** Provided data **
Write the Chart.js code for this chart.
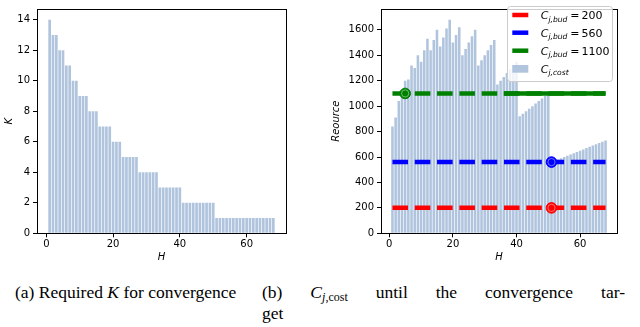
<!DOCTYPE html>
<html>
<head>
<meta charset="utf-8">
<script src="https://cdn.jsdelivr.net/npm/chart.js@4"></script>
<style>
  body { margin: 0; background: #fff; width: 640px; height: 327px; position: relative; overflow: hidden; }
  canvas { position: absolute; top: 0; }
  #left { left: 0; }
  #right { left: 320px; }
  .cap { position: absolute; font-family: 'Liberation Serif', serif; font-size: 17.5px; line-height: 21px; color: #000; }
  .cap sub { font-size: 12px; vertical-align: -3px; line-height: 0; }
</style>
</head>
<body>
<canvas id="left" width="320" height="265"></canvas>
<canvas id="right" width="320" height="265"></canvas>
<div class="cap" style="left:15px; top:282px; white-space:nowrap;">(a) Required <i>K</i> for convergence</div>
<div class="cap" style="left:262px; top:282px; width:363px; text-align:justify; text-align-last:justify;">(b) <i>C</i><sub><i>j</i>,cost</sub> until the convergence tar-</div>
<div class="cap" style="left:262px; top:303px;">get</div>
<script>
// H values (x categories)
const hValues = [1, 2, 3, 4, 5, 6, 7, 8, 9, 10, 11, 12, 13, 14, 15, 16, 17, 18, 19, 20,
  21, 22, 23, 24, 25, 26, 27, 28, 29, 30, 31, 32, 33, 34, 35, 36, 37, 38, 39, 40,
  41, 42, 43, 44, 45, 46, 47, 48, 49, 50, 51, 52, 53, 54, 55, 56, 57, 58, 59, 60,
  61, 62, 63, 64, 65, 66, 67, 68];

// (a) required K
const kValues = [14, 13, 13, 12, 12, 11, 11, 10, 10, 9, 9, 9, 8, 8, 8, 7, 7, 7, 7, 6,
  6, 6, 5, 5, 5, 5, 5, 4, 4, 4, 4, 4, 4, 3, 3, 3, 3, 3, 3, 3,
  2, 2, 2, 2, 2, 2, 2, 2, 2, 2, 1, 1, 1, 1, 1, 1, 1, 1, 1, 1,
  1, 1, 1, 1, 1, 1, 1, 1];

// (b) C_j,cost
const costValues = [840, 910, 1040, 1080, 1200, 1210, 1320, 1300, 1400, 1350, 1440, 1530, 1440, 1520, 1600, 1470, 1540, 1610, 1680, 1500,
  1560, 1620, 1400, 1450, 1500, 1550, 1600, 1320, 1360, 1400, 1440, 1480, 1520, 1170, 1200, 1230, 1260, 1290, 1320, 1350,
  920, 940, 960, 980, 1000, 1020, 1040, 1060, 1080, 1100, 560, 570, 580, 590, 600, 610, 620, 630, 640, 650,
  660, 670, 680, 690, 700, 710, 720, 730];

// budgets and where each one is reached
const budgetValues = [200, 560, 1100];
const markerH = [51, 51, 5];
const greenSolidFrom = 36;

// tick labels
const xTicks = [0, 20, 40, 60];
const kTicks = [0, 2, 4, 6, 8, 10, 12, 14];
const costTicks = [0, 200, 400, 600, 800, 1000, 1200, 1400, 1600];

const barColor = '#b0c4de';
const lineColors = ['#ff0000', '#0000ff', '#008000'];
const tickFont = { family: 'DejaVu Sans', size: 10 };
const titleFont = { family: 'DejaVu Sans', size: 10, style: 'italic' };

// matplotlib style box round the plot
const framePlugin = {
  id: 'frame',
  afterDraw(chart) {
    const { ctx, chartArea: a } = chart;
    ctx.save();
    ctx.strokeStyle = '#000';
    ctx.lineWidth = 1;
    ctx.strokeRect(Math.round(a.left) + 0.5, Math.round(a.top) + 0.5,
      Math.round(a.right - a.left), Math.round(a.bottom - a.top));
    ctx.restore();
  }
};

function xScale(min, max, height) {
  return {
    type: 'linear', min: min, max: max, offset: false,
    grid: { display: true, drawOnChartArea: false, drawTicks: true, tickLength: 4, color: '#000', offset: false },
    border: { display: false },
    ticks: { font: tickFont, color: '#000', padding: 1, maxRotation: 0, callback: v => String(v) },
    title: { display: true, text: 'H', font: titleFont, color: '#000', padding: { top: 0, bottom: 1.3 } },
    afterBuildTicks: s => { s.ticks = xTicks.map(v => ({ value: v })); },
    afterFit: s => { s.height = height; }
  };
}

function yScale(max, ticks, title, titlePad, width) {
  return {
    min: 0, max: max,
    grid: { display: true, drawOnChartArea: false, drawTicks: true, tickLength: 4, color: '#000' },
    border: { display: false },
    ticks: { font: tickFont, color: '#000', padding: 3, callback: v => String(v) },
    title: { display: true, text: title, font: titleFont, color: '#000', padding: { top: titlePad, bottom: 0 } },
    afterBuildTicks: s => { s.ticks = ticks.map(v => ({ value: v })); },
    afterFit: s => { s.width = width; }
  };
}

// left chart: required K
new Chart(document.getElementById('left'), {
  type: 'bar',
  data: {
    datasets: [{
      data: hValues.map((h, i) => ({ x: h, y: kValues[i] })),
      backgroundColor: barColor,
      barPercentage: 0.8,
      categoryPercentage: 1
    }]
  },
  options: {
    responsive: false,
    animation: false,
    layout: { padding: { top: 1, right: 34, left: 0, bottom: 0 } },
    plugins: { legend: { display: false }, tooltip: { enabled: false } },
    scales: {
      x: xScale(-2.79, 71.79, 31.7),
      y: yScale(14.7, kTicks, 'K', 3, 37)
    }
  },
  plugins: [framePlugin]
});

// legend with subscripts, drawn by hand
function drawMath(ctx, x, y, sub, rest) {
  ctx.fillStyle = '#000';
  ctx.textAlign = 'left';
  ctx.textBaseline = 'alphabetic';
  ctx.font = 'italic 11px "DejaVu Sans"';
  ctx.fillText('C', x, y);
  let cx = x + ctx.measureText('C').width;
  ctx.font = 'italic 7.6px "DejaVu Sans"';
  ctx.fillText(sub, cx, y + 2.4);
  cx += ctx.measureText(sub).width;
  if (rest !== null) {
    ctx.font = '11px "DejaVu Sans"';
    ctx.fillText('=', cx + 3, y);
    cx += 3 + ctx.measureText('=').width + 2;
    ctx.fillText(rest, cx, y);
  }
}

const legendPlugin = {
  id: 'mathLegend',
  afterDraw(chart) {
    const ctx = chart.ctx;
    ctx.save();
    ctx.beginPath();
    ctx.roundRect(187.5, 6.5, 105, 75, 3);
    ctx.fillStyle = 'rgba(255,255,255,0.8)';
    ctx.fill();
    ctx.strokeStyle = '#cccccc';
    ctx.lineWidth = 1;
    ctx.stroke();
    const rows = [15, 32.7, 50.7];
    budgetValues.forEach((b, i) => {
      ctx.strokeStyle = lineColors[i];
      ctx.lineWidth = 4.5;
      ctx.beginPath();
      ctx.moveTo(192.3, rows[i]);
      ctx.lineTo(208.3, rows[i]);
      ctx.stroke();
      drawMath(ctx, 220.7, rows[i] + 4.3, 'j,bud', String(b));
    });
    ctx.fillStyle = barColor;
    ctx.fillRect(192.3, 65, 16, 7.7);
    drawMath(ctx, 220.7, 72.5, 'j,cost', null);
    ctx.restore();
  }
};

const firstH = hValues[0];
const lastH = hValues[hValues.length - 1];

const budgetLines = budgetValues.map((b, i) => ({
  type: 'line',
  data: [{ x: firstH, y: b }, { x: lastH, y: b }],
  borderColor: lineColors[i],
  borderWidth: 4.5,
  borderDash: [15.6, 6.7],
  pointRadius: 0,
  order: 2
}));

const greenSolid = {
  type: 'line',
  data: [{ x: greenSolidFrom, y: budgetValues[2] }, { x: lastH, y: budgetValues[2] }],
  borderColor: lineColors[2],
  borderWidth: 4.5,
  pointRadius: 0,
  order: 2
};

const markers = budgetValues.map((b, i) => ({
  type: 'line',
  showLine: false,
  data: [{ x: markerH[i], y: b }],
  pointRadius: 5.3,
  pointBackgroundColor: lineColors[i],
  pointBorderColor: lineColors[i],
  pointBorderWidth: 1,
  order: 1
}));

const rings = budgetValues.map((b, i) => ({
  type: 'line',
  showLine: false,
  data: [{ x: markerH[i], y: b }],
  pointRadius: 3.6,
  pointBackgroundColor: 'rgba(0,0,0,0)',
  pointBorderColor: 'rgba(255,255,255,0.55)',
  pointBorderWidth: 0.8,
  order: 0
}));

// right chart: cost against budgets
new Chart(document.getElementById('right'), {
  type: 'bar',
  data: {
    datasets: [{
      type: 'bar',
      data: hValues.map((h, i) => ({ x: h, y: costValues[i] })),
      backgroundColor: barColor,
      barPercentage: 0.8,
      categoryPercentage: 1,
      order: 10
    }].concat(budgetLines, [greenSolid], markers, rings)
  },
  options: {
    responsive: false,
    animation: false,
    layout: { padding: { top: 1, right: 23, left: 0, bottom: 0 } },
    plugins: { legend: { display: false }, tooltip: { enabled: false } },
    scales: {
      x: xScale(-2.6, 71.6, 31.7),
      y: yScale(1764, costTicks, 'Reource', 10.7, 61)
    }
  },
  plugins: [framePlugin, legendPlugin]
});
</script>
</body>
</html>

** Description of the task **
From the top of the listing above, repeat each line exactly until you reach the line containing "1, 1, 1, 1, 1, 1, 1, 1];", and repeat that one too. Leave the pictures out.

** Task response **
Write the Chart.js code for this chart.
<!DOCTYPE html>
<html>
<head>
<meta charset="utf-8">
<script src="https://cdn.jsdelivr.net/npm/chart.js@4"></script>
<style>
  body { margin: 0; background: #fff; width: 640px; height: 327px; position: relative; overflow: hidden; }
  canvas { position: absolute; top: 0; }
  #left { left: 0; }
  #right { left: 320px; }
  .cap { position: absolute; font-family: 'Liberation Serif', serif; font-size: 17.5px; line-height: 21px; color: #000; }
  .cap sub { font-size: 12px; vertical-align: -3px; line-height: 0; }
</style>
</head>
<body>
<canvas id="left" width="320" height="265"></canvas>
<canvas id="right" width="320" height="265"></canvas>
<div class="cap" style="left:15px; top:282px; white-space:nowrap;">(a) Required <i>K</i> for convergence</div>
<div class="cap" style="left:262px; top:282px; width:363px; text-align:justify; text-align-last:justify;">(b) <i>C</i><sub><i>j</i>,cost</sub> until the convergence tar-</div>
<div class="cap" style="left:262px; top:303px;">get</div>
<script>
// H values (x categories)
const hValues = [1, 2, 3, 4, 5, 6, 7, 8, 9, 10, 11, 12, 13, 14, 15, 16, 17, 18, 19, 20,
  21, 22, 23, 24, 25, 26, 27, 28, 29, 30, 31, 32, 33, 34, 35, 36, 37, 38, 39, 40,
  41, 42, 43, 44, 45, 46, 47, 48, 49, 50, 51, 52, 53, 54, 55, 56, 57, 58, 59, 60,
  61, 62, 63, 64, 65, 66, 67, 68];

// (a) required K
const kValues = [14, 13, 13, 12, 12, 11, 11, 10, 10, 9, 9, 9, 8, 8, 8, 7, 7, 7, 7, 6,
  6, 6, 5, 5, 5, 5, 5, 4, 4, 4, 4, 4, 4, 3, 3, 3, 3, 3, 3, 3,
  2, 2, 2, 2, 2, 2, 2, 2, 2, 2, 1, 1, 1, 1, 1, 1, 1, 1, 1, 1,
  1, 1, 1, 1, 1, 1, 1, 1];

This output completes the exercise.